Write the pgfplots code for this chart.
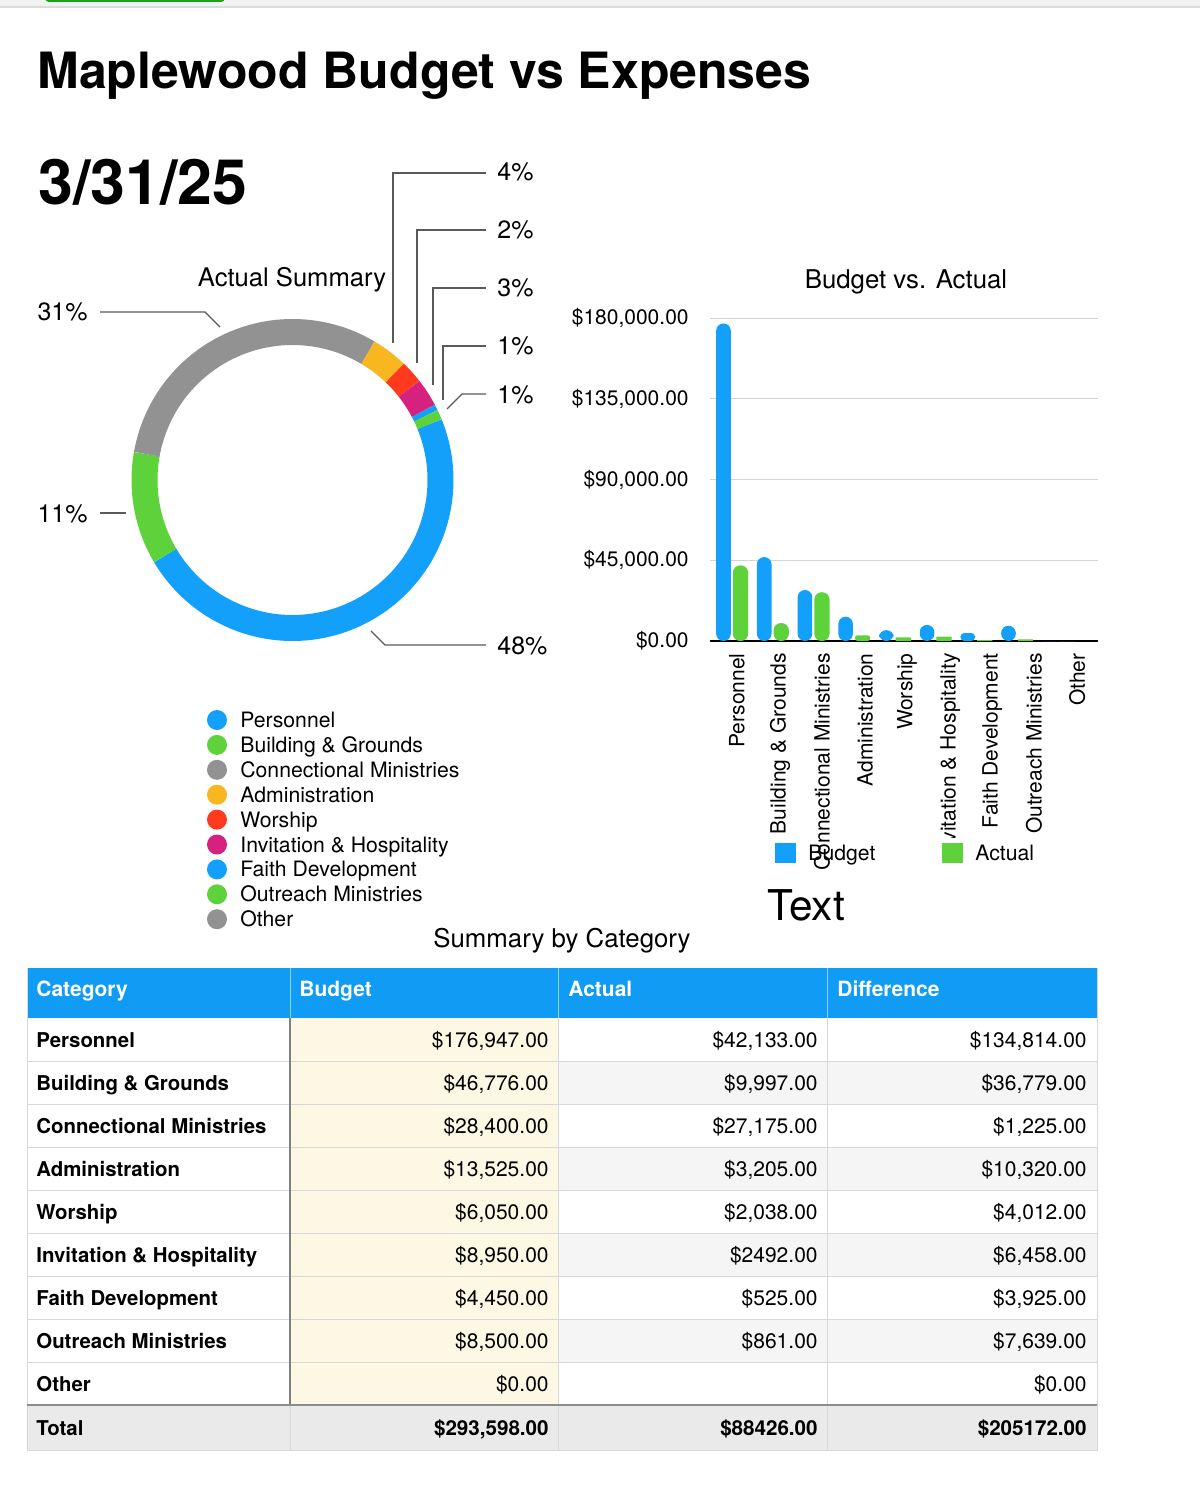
\documentclass[border=0pt]{standalone}
\usepackage{fontspec}
\setmainfont{TeX Gyre Heros}
\usepackage{pgfplots}
\pgfplotsset{compat=1.18}
\definecolor{cBlue}{RGB}{18,160,250}
\definecolor{cHead}{RGB}{16,155,245}
\definecolor{cGreen}{RGB}{94,210,58}
\definecolor{cGray}{RGB}{146,146,146}
\definecolor{cOrange}{RGB}{248,183,32}
\definecolor{cRed}{RGB}{255,58,30}
\definecolor{cMag}{RGB}{214,34,126}
\definecolor{cYel}{RGB}{252,248,228}
\definecolor{cAlt}{RGB}{245,245,245}
\definecolor{cTot}{RGB}{234,234,234}
\definecolor{cGrid}{RGB}{212,212,212}
\definecolor{cLine}{RGB}{216,216,216}
\definecolor{cLead}{RGB}{90,90,90}
\newcommand{\fsz}[1]{\fontsize{#1}{#1}\selectfont}
% Actual values (pie)
\def\PieTotal{88426}
\def\PieStart{22.2}
\edef\aI{\PieStart}
\edef\aII{\fpeval{\aI-42133/\PieTotal*360}}
\edef\aIII{\fpeval{\aII-9997/\PieTotal*360}}
\edef\aIV{\fpeval{\aIII-27175/\PieTotal*360}}
\edef\aV{\fpeval{\aIV-3205/\PieTotal*360}}
\edef\aVI{\fpeval{\aV-2038/\PieTotal*360}}
\edef\aVII{\fpeval{\aVI-2492/\PieTotal*360}}
\edef\aVIII{\fpeval{\aVII-525/\PieTotal*360}}
\edef\aIX{\fpeval{\aVIII-861/\PieTotal*360}}
\begin{document}
\begin{tikzpicture}
\begin{scope}[x=0.5pt,y=-0.5pt]
\fill[white] (0,0) rectangle (1200,1493);
\fill[white!95!black] (0,0) rectangle (1200,7);
\draw[white!86!black, line width=1pt] (0,7.5) -- (1200,7.5);
\fill[green!60!black!90, rounded corners=2pt] (45,-6) rectangle (225,2);
% titles
\node[anchor=base west, inner sep=0pt, font=\bfseries\fsz{25pt}] at (37,89) {Maplewood Budget vs Expenses};
\node[anchor=base west, inner sep=0pt, font=\bfseries\fsz{31.3pt}] at (38,204) {3/31/25};
\node[anchor=base, inner sep=0pt, font=\fsz{12.8pt}] at (292,286) {Actual Summary};
\node[anchor=base, inner sep=0pt, font=\fsz{12.9pt}] at (906,288) {Budget vs. Actual};
\node[anchor=base, inner sep=0pt, font=\fsz{12.9pt}] at (562,947) {Summary by Category};
% leader lines
\draw[cLead, line width=0.6pt] (100,312) -- (205,312) -- (220,327);
\draw[cLead, line width=0.6pt] (100,513) -- (126,513);
\draw[cLead, line width=0.6pt] (371,631) -- (385,645) -- (486,645);
\draw[cLead, line width=0.6pt] (393,343) -- (393,173) -- (486,173);
\draw[cLead, line width=0.6pt] (417,363) -- (417,230) -- (486,230);
\draw[cLead, line width=0.6pt] (433,385) -- (433,288) -- (486,288);
\draw[cLead, line width=0.6pt] (443,400) -- (443,346) -- (486,346);
\draw[cLead, line width=0.6pt] (447,409) -- (462,394) -- (486,394);
\foreach \yy/\tt in {172/4\%,230/2\%,288/3\%,346/1\%,395/1\%,646/48\%}
  \node[anchor=west, inner sep=0pt, font=\fsz{12.5pt}] at (497,\yy) {\tt};
\node[anchor=east, inner sep=0pt, font=\fsz{12.5pt}] at (88,312) {31\%};
\node[anchor=east, inner sep=0pt, font=\fsz{12.5pt}] at (88,514) {11\%};
% pie legend
\foreach \i/\cc/\tt in {0/cBlue/Personnel,1/cGreen/Building \& Grounds,2/cGray/Connectional Ministries,3/cOrange/Administration,4/cRed/Worship,5/cMag/Invitation \& Hospitality,6/cBlue/Faith Development,7/cGreen/Outreach Ministries,8/cGray/Other}{
  \fill[\cc] (217,720+24.9*\i) circle (10);
  \node[anchor=base west, inner sep=0pt, font=\fsz{10.6pt}] at (240,727.5+24.9*\i) {\tt};
}
\end{scope}

% donut
\begin{axis}[at={(146.25pt,-240pt)}, anchor=center, scale only axis,
  width=170pt, height=170pt, xmin=-170, xmax=170, ymin=-170, ymax=170,
  hide axis, clip=false]
\addplot[domain=\aII:\aI, samples=120, line width=13pt, color=cBlue] ({148*cos(x)},{148*sin(x)});
\addplot[domain=\aIII:\aII, samples=40, line width=13pt, color=cGreen] ({148*cos(x)},{148*sin(x)});
\addplot[domain=\aIV:\aIII, samples=90, line width=13pt, color=cGray] ({148*cos(x)},{148*sin(x)});
\addplot[domain=\aV:\aIV, samples=15, line width=13pt, color=cOrange] ({148*cos(x)},{148*sin(x)});
\addplot[domain=\aVI:\aV, samples=10, line width=13pt, color=cRed] ({148*cos(x)},{148*sin(x)});
\addplot[domain=\aVII:\aVI, samples=12, line width=13pt, color=cMag] ({148*cos(x)},{148*sin(x)});
\addplot[domain=\aVIII:\aVII, samples=4, line width=13pt, color=cBlue] ({148*cos(x)},{148*sin(x)});
\addplot[domain=\aIX:\aVIII, samples=5, line width=13pt, color=cGreen] ({148*cos(x)},{148*sin(x)});
\end{axis}

% bar chart
\begin{axis}[at={(355pt,-320.5pt)}, anchor=south west, scale only axis,
  width=194pt, height=161.5pt,
  xmin=-0.54, xmax=8.99, ymin=0, ymax=180000,
  axis x line*=bottom, axis y line*=left,
  y axis line style={draw=none}, x axis line style={line width=1pt,-},
  major tick length=0pt, scaled y ticks=false,
  ytick={0,45000,90000,135000,180000},
  yticklabels={{\$0.00},{\$45,000.00},{\$90,000.00},{\$135,000.00},{\$180,000.00}},
  yticklabel style={anchor=east, inner sep=0pt, font=\fsz{10.5pt}},
  yticklabel shift=10.5pt,
  ymajorgrids, grid style={cGrid, line width=0.5pt},
  xtick={0.12,1.18,2.21,3.27,4.30,5.36,6.39,7.42,8.48},
  xticklabels={Personnel,Building \& Grounds,Connectional Ministries,Administration,Worship,Invitation \& Hospitality,Faith Development,Outreach Ministries,Other},
  xticklabel style={rotate=90, anchor=east, inner sep=0pt, font=\fsz{10.5pt}},
  xticklabel shift=6pt,
  clip=false,
  bstyle/.style={ybar, fill=cBlue, draw=none, bar width=7.3pt, bar shift=-4.25pt},
  astyle/.style={ybar, fill=cGreen, draw=none, bar width=7.6pt, bar shift=4.25pt}]
% Budget
\addplot[bstyle, rounded corners=3.6pt]
 coordinates {(0,176947) (1,46776) (2,28400) (3,13525) (4,6050) (5,8950) (7,8500)};
\addplot[bstyle, rounded corners=1.9pt] coordinates {(6,4450)};
\addplot[bstyle] coordinates {(8,0)};
% Actual
\addplot[astyle, rounded corners=3.6pt] coordinates {(0,42133) (1,9997) (2,27175)};
\addplot[astyle, rounded corners=1.3pt] coordinates {(3,3205)};
\addplot[astyle] coordinates {(4,2038) (5,2492) (6,525) (7,861) (8,0)};
\end{axis}

\begin{scope}[x=0.5pt,y=-0.5pt]
% bar legend
\fill[white] (934,838) rectangle (970,880);
\fill[cBlue] (775,843) rectangle (796,863);
\node[anchor=base west, inner sep=0pt, font=\fsz{10.6pt}] at (808,860.5) {Budget};
\fill[cGreen] (942,843) rectangle (963,863);
\node[anchor=base west, inner sep=0pt, font=\fsz{10.6pt}] at (975,860.5) {Actual};
\node[anchor=base west, inner sep=0pt, font=\fsz{21.2pt}] at (767,920) {Text};
% table
\fill[cHead] (27,968) rectangle (1097,1018);
\draw[white!55!cHead, line width=0.5pt] (290,968) -- (290,1018) (558,968) -- (558,1018) (827,968) -- (827,1018);
\fill[cYel] (290,1018) rectangle (558,1405);
\foreach \r in {1,3,5,7} \fill[cAlt] (558,1018+43*\r) rectangle (1097,1061+43*\r);
\fill[cTot] (27,1405) rectangle (1097,1450);
\foreach \r in {1,...,8} \draw[cLine, line width=0.5pt] (27,1018+43*\r) -- (1097,1018+43*\r);
\draw[cLine, line width=0.5pt] (558,1018) -- (558,1450) (827,1018) -- (827,1450) (290,1405) -- (290,1450);
\draw[cLine, line width=0.5pt] (27,968) -- (27,1450) -- (1097,1450) -- (1097,968);
\draw[white!50!black, line width=0.6pt] (290,1018) -- (290,1405);
\draw[white!55!black, line width=1pt] (27,1405) -- (1097,1405);
\foreach \xx/\tt in {36/Category,299/Budget,568/Actual,837/Difference}
  \node[anchor=base west, inner sep=0pt, font=\bfseries\fsz{10.5pt}, text=white] at (\xx,996.5) {\tt};
\foreach \r/\cat/\bud/\act/\dif in {
 0/Personnel/{\$176,947.00}/{\$42,133.00}/{\$134,814.00},
 1/Building \& Grounds/{\$46,776.00}/{\$9,997.00}/{\$36,779.00},
 2/Connectional Ministries/{\$28,400.00}/{\$27,175.00}/{\$1,225.00},
 3/Administration/{\$13,525.00}/{\$3,205.00}/{\$10,320.00},
 4/Worship/{\$6,050.00}/{\$2,038.00}/{\$4,012.00},
 5/Invitation \& Hospitality/{\$8,950.00}/{\$2492.00}/{\$6,458.00},
 6/Faith Development/{\$4,450.00}/{\$525.00}/{\$3,925.00},
 7/Outreach Ministries/{\$8,500.00}/{\$861.00}/{\$7,639.00},
 8/Other/{\$0.00}/{}/{\$0.00}}{
  \node[anchor=base west, inner sep=0pt, font=\bfseries\fsz{10.2pt}] at (36,1047.5+43*\r) {\cat};
  \node[anchor=base east, inner sep=0pt, font=\fsz{10.5pt}] at (549,1047.5+43*\r) {\bud};
  \node[anchor=base east, inner sep=0pt, font=\fsz{10.5pt}] at (818,1047.5+43*\r) {\act};
  \node[anchor=base east, inner sep=0pt, font=\fsz{10.5pt}] at (1087,1047.5+43*\r) {\dif};
}
\node[anchor=base west, inner sep=0pt, font=\bfseries\fsz{10.2pt}] at (36,1435.5) {Total};
\node[anchor=base east, inner sep=0pt, font=\bfseries\fsz{10.3pt}] at (549,1435.5) {\$293,598.00};
\node[anchor=base east, inner sep=0pt, font=\bfseries\fsz{10.3pt}] at (818,1435.5) {\$88426.00};
\node[anchor=base east, inner sep=0pt, font=\bfseries\fsz{10.3pt}] at (1087,1435.5) {\$205172.00};
\end{scope}
\pgfresetboundingbox
\useasboundingbox (0,0) rectangle (600pt,-746.5pt);
\end{tikzpicture}
\end{document}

○ ○ ○ ○ ○ ○ ○

Report every line in the data above in which the word "chart" appears.

Write the pgfplots code for this chart.
% bar chart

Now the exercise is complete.